Calling it “a seminal moment in our convention,” Merritt said, “This is not a matter of political correctness. It is a matter of spiritual conviction and biblical compassion. We have a golden opportunity to say to every person of every race, ethnicity and nationality that Southern Baptists are not a people of any flag. We march under the banner of the cross of Jesus and the grace of God.
“Today, we can say loudly and clearly to a world filled with racial strife and division that Southern Baptists are not in the business of building barriers and burning bridges,” he said. “We’re about building bridges and tearing down barriers.”
Messengers approved the amended resolution by a wide margin.
SBC leaders welcomed the convention’s latest action in support of racial reconciliation.
Kevin Smith, former president of the Kentucky Baptist Convention and newly elected executive director of the Baptist Convention of Maryland/Delaware, told Baptist Press he was “very thankful and very moved by his (Merritt’s) clarity brought to the issue today.”
He was “pleasantly surprised” by the adoption of Merritt’s stronger language and believes it will help the SBC in the future, said Smith, who had been assistant professor of church history and Christian preaching at Southern Baptist Theological Seminary.
Smith expressed gratitude to the Resolutions Committee and Dwight McKissic, who submitted the original version of the resolution. McKissic, an African American, is pastor of Cornerstone Baptist Church in Arlington, Texas.
Calling it “an extraordinary moment,” ethics leader Russell Moore told BP, “We watched a denomination founded by slaveholders vote to repudiate the display of the Confederate battle flag in solidarity with our African American brothers and sisters in Christ.
“I can’t recall ever seeing anything like it,” said Moore, president of the Ethics & Religious Liberty Commission. “And my hope and prayer is that we will work together in our churches toward modeling for the rest of the world what it means to be brothers and sisters in the kingdom of God.” (BP)
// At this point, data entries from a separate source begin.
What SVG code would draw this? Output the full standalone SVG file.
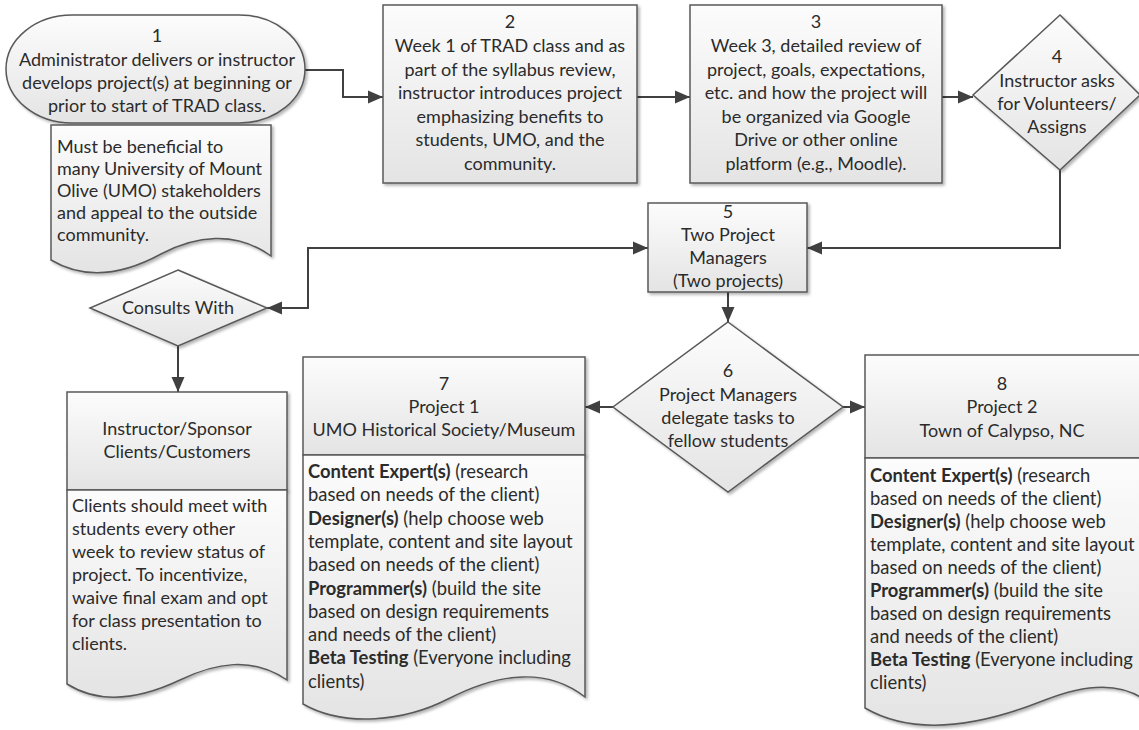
<svg xmlns="http://www.w3.org/2000/svg" width="1139" height="730" viewBox="0 0 1139 730">
<defs>
<linearGradient id="g" x1="0" y1="0" x2="0" y2="1">
<stop offset="0" stop-color="#fcfcfc"/>
<stop offset="1" stop-color="#e4e4e4"/>
</linearGradient>
<filter id="sh" x="-10%" y="-10%" width="130%" height="130%">
<feGaussianBlur in="SourceAlpha" stdDeviation="1.5"/>
<feOffset dx="2" dy="2" result="b"/>
<feComponentTransfer><feFuncA type="linear" slope="0.3"/></feComponentTransfer>
<feMerge><feMergeNode/><feMergeNode in="SourceGraphic"/></feMerge>
</filter>
<marker id="ah" markerUnits="userSpaceOnUse" markerWidth="17" markerHeight="14" refX="15" refY="6.5" orient="auto-start-reverse" viewBox="0 0 17 13">
<path d="M0,0 L15,6.5 L0,13 Z" fill="#404040"/>
</marker>
</defs>
<style>
.s{fill:url(#g);stroke:#595959;stroke-width:1.5;filter:url(#sh)}
text{font-family:Lato,"Liberation Sans",sans-serif;font-size:18px;fill:#2b2b2b}
.c{text-anchor:middle}
.b{font-weight:bold}
.w{font-size:18.4px}
.cn{fill:none;stroke:#404040;stroke-width:2}
</style>

<g id="connectors">
<path class="cn" d="M305,70 H343 V97 H383" marker-end="url(#ah)"/>
<path class="cn" d="M637,97 H690" marker-end="url(#ah)"/>
<path class="cn" d="M942,97 H973" marker-end="url(#ah)"/>
<path class="cn" d="M1060,170 V248 H807" marker-end="url(#ah)"/>
<path class="cn" d="M648,248 H308 V308 H267" marker-start="url(#ah)" marker-end="url(#ah)"/>
<path class="cn" d="M178,346 V392" marker-end="url(#ah)"/>
<path class="cn" d="M728,292 V322" marker-end="url(#ah)"/>
<path class="cn" d="M613,407 H585" marker-end="url(#ah)"/>
<path class="cn" d="M843,407 H865" marker-end="url(#ah)"/>
</g>

<g id="n1">
<rect class="s" x="6" y="15" width="299" height="108" rx="66" ry="54"/>
<text class="c"><tspan x="157" y="42">1</tspan><tspan x="157" y="66">Administrator delivers or instructor</tspan><tspan x="157" y="89">develops project(s) at beginning or</tspan><tspan x="157" y="112">prior to start of TRAD class.</tspan></text>
</g>
<g id="n1note">
<path class="s" d="M51,125 H271 V256 C235,230 195,236 161,254 C128,272 88,282 51,260 Z"/>
<text><tspan x="57" y="153">Must be beneficial to</tspan><tspan x="57" y="175">many University of Mount</tspan><tspan x="57" y="197">Olive (UMO) stakeholders</tspan><tspan x="57" y="219">and appeal to the outside</tspan><tspan x="57" y="241">community.</tspan></text>
</g>

<g id="n2">
<rect class="s" x="383" y="5" width="254" height="178"/>
<text class="c"><tspan x="510" y="28">2</tspan><tspan x="510" y="52">Week 1 of TRAD class and as</tspan><tspan x="510" y="75.5">part of the syllabus review,</tspan><tspan x="510" y="99">instructor introduces project</tspan><tspan x="510" y="122.5">emphasizing benefits  to</tspan><tspan x="510" y="146">students, UMO, and the</tspan><tspan x="510" y="169.5">community.</tspan></text>
</g>

<g id="n3">
<rect class="s" x="690" y="5" width="252" height="178"/>
<text class="c"><tspan x="816" y="28">3</tspan><tspan x="816" y="52">Week 3, detailed review of</tspan><tspan x="816" y="75.5">project, goals, expectations,</tspan><tspan x="816" y="99">etc. and how the  project will</tspan><tspan x="816" y="122.5">be organized via Google</tspan><tspan x="816" y="146">Drive or other online</tspan><tspan x="816" y="169.5">platform (e.g., Moodle).</tspan></text>
</g>

<g id="n4">
<polygon class="s" points="1060,15 1140,95 1060,170 973,95"/>
<text class="c"><tspan x="1057" y="63">4</tspan><tspan x="1057" y="87">Instructor asks</tspan><tspan x="1057" y="110">for Volunteers/</tspan><tspan x="1057" y="133">Assigns</tspan></text>
</g>

<g id="n5">
<rect class="s" x="648" y="203" width="159" height="89"/>
<text class="c"><tspan x="728" y="218">5</tspan><tspan x="728" y="241">Two Project</tspan><tspan x="728" y="264">Managers</tspan><tspan x="728" y="287">(Two projects)</tspan></text>
</g>

<g id="consults">
<polygon class="s" points="178,270 267,308 178,346 90,308"/>
<text class="c" x="178" y="314">Consults With</text>
</g>

<g id="sponsor">
<rect class="s" x="67" y="392" width="220" height="98"/>
<text class="c"><tspan x="177" y="435">Instructor/Sponsor</tspan><tspan x="177" y="458">Clients/Customers</tspan></text>
<path class="s" d="M67,490 H287 V680 C252,656 215,663 180,680 C142,698 102,706 67,684 Z"/>
<text><tspan x="72" y="512">Clients should meet with</tspan><tspan x="72" y="535">students every other</tspan><tspan x="72" y="558">week to review status of</tspan><tspan x="72" y="581">project.  To incentivize,</tspan><tspan x="72" y="604">waive final exam and opt</tspan><tspan x="72" y="627">for class presentation to</tspan><tspan x="72" y="650">clients.</tspan></text>
</g>

<g id="n6">
<polygon class="s" points="728,322 843,407 728,492 613,407"/>
<text class="c"><tspan x="728" y="377">6</tspan><tspan x="728" y="401">Project Managers</tspan><tspan x="728" y="424">delegate tasks to</tspan><tspan x="728" y="447">fellow students</tspan></text>
</g>

<g id="n7">
<rect class="s" x="303" y="357" width="282" height="98"/>
<text class="c"><tspan x="444" y="390">7</tspan><tspan x="444" y="413">Project 1</tspan><tspan x="444" y="436">UMO Historical Society/Museum</tspan></text>
<path class="s" d="M303,455 H585 V697 C548,668 500,672 448,699 C405,721 345,728 303,704 Z"/>
<text class="w"><tspan x="308" y="478"><tspan class="b">Content Expert(s)</tspan> (research</tspan><tspan x="308" y="501.3">based on needs of the client)</tspan><tspan x="308" y="524.6"><tspan class="b">Designer(s)</tspan> (help choose web</tspan><tspan x="308" y="547.9">template, content and site layout</tspan><tspan x="308" y="571.2">based on needs of the client)</tspan><tspan x="308" y="594.5"><tspan class="b">Programmer(s)</tspan> (build the site</tspan><tspan x="308" y="617.8">based on design requirements</tspan><tspan x="308" y="641.1">and needs of the client)</tspan><tspan x="308" y="664.4"><tspan class="b">Beta Testing</tspan> (Everyone including</tspan><tspan x="308" y="687.7">clients)</tspan></text>
</g>

<g id="n8">
<rect class="s" x="865" y="355" width="280" height="103"/>
<text class="c"><tspan x="1002" y="390">8</tspan><tspan x="1002" y="413">Project 2</tspan><tspan x="1002" y="437">Town of Calypso, NC</tspan></text>
<path class="s" d="M865,458 H1145 V700 C1120,682 1085,684 1045,700 C990,722 920,740 865,708 Z"/>
<text class="w"><tspan x="870" y="482"><tspan class="b">Content Expert(s)</tspan> (research</tspan><tspan x="870" y="505">based on needs of the client)</tspan><tspan x="870" y="528"><tspan class="b">Designer(s)</tspan> (help choose web</tspan><tspan x="870" y="551">template, content and site layout</tspan><tspan x="870" y="574">based on needs of the client)</tspan><tspan x="870" y="597"><tspan class="b">Programmer(s)</tspan> (build the site</tspan><tspan x="870" y="620">based on design requirements</tspan><tspan x="870" y="643">and needs of the client)</tspan><tspan x="870" y="666"><tspan class="b">Beta Testing</tspan> (Everyone including</tspan><tspan x="870" y="689">clients)</tspan></text>
</g>
</svg>
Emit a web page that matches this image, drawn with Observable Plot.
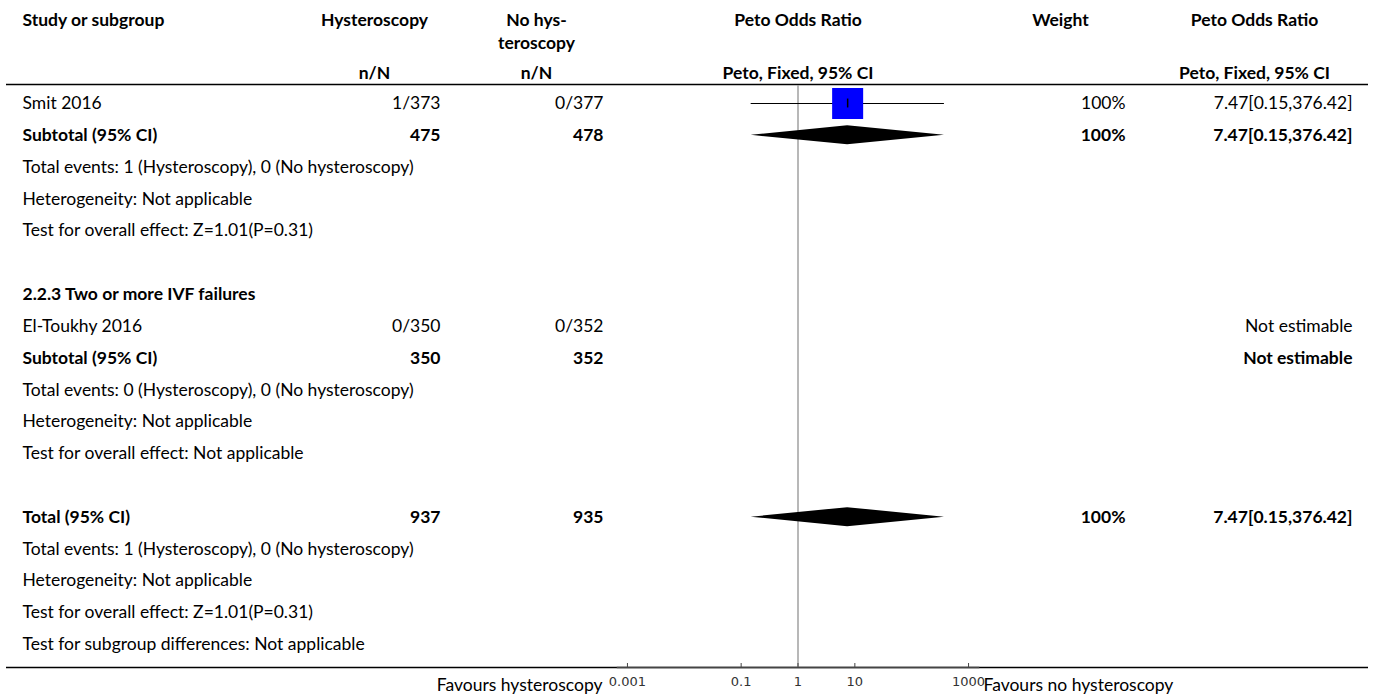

On Sensitivity and Unity Regarding the Confederate Battle Flag
WHEREAS, SBC President Ronnie Floyd has rallied Southern Baptists to “rise up and cry out against racism that still exists in our nation and in our churches,” recognizing we are in a “desperate hour” that calls us to “replace these evils with the beauty of grace and love”; and
WHEREAS, In 1995, the Southern Baptist Convention repudiated “historic acts of evil, such as slavery,” and committed “to eradicate racism in all its forms from Southern Baptist life and ministry”; and
WHEREAS, In more recent resolutions the Southern Baptist Convention called “all Christian men and women to pray and labor for the day when our Lord will set all things right and racial prejudice and injustice will be no more” (2014) and expressed continued grief “over the presence of racism and the recent escalation of racial tension in our nation” (2015); and
WHEREAS, More than 20 percent (nearly eleven thousand) of our cooperating Southern Baptist congregations identify as predominately non-Anglo and for the last two years more than 50 percent of Southern Baptist new church plants are predominately non-Anglo; and
WHEREAS, We recognize that the Confederate battle flag is used by some and perceived by many as a symbol of hatred, bigotry, and racism, offending millions of people; and
WHEREAS, We recognize that, while the removal of the Confederate battle flag from public display is not going to solve the most severe racial tensions that plague our nation and churches, those professing Christ are called to extend grace and put the consciences of others ahead of their own interests and actions (1 Corinthians 8:9–13; 10:23; Philippians 2:3–4); and
WHEREAS, The state of South Carolina, with the support of state Baptist leaders, responded to the tragic slayings on June 17, 2015, of nine precious believers at Mother Emmanuel AME Church in Charleston by removing the Confederate battle flag from their Capitol grounds and placing it in preservation at a military museum in Columbia; and
WHEREAS, Oklahoma Baptist University recently removed an image of the Confederate battle flag from its campus chapel; now, therefore, be it
RESOVLED, That the messengers to the Southern Baptist Convention meeting in St. Louis, Missouri, June 14–15, 2016, commend the governmental officials of South Carolina, Baptist leaders in that state, and the Oklahoma Baptist University administration for their sensitivity and for fostering unity; and be it further
RESOLVED, That we acknowledge both the importance of remembering family heritage and sacrifice, as well as the urgency of pursuing a unified Body of Christ and racial healing in America; and be it further
RESOLVED, That we call our brothers and sisters in Christ to discontinue the display of the Confederate battle flag as a sign of solidarity of the whole Body of Christ, including our African-American brothers and sisters; and be it finally
RESOLVED, That we urge fellow Christians to exercise sensitivity so that nothing brings division or hinders the unity of the Body of Christ to be a bold witness to the transforming power of Jesus.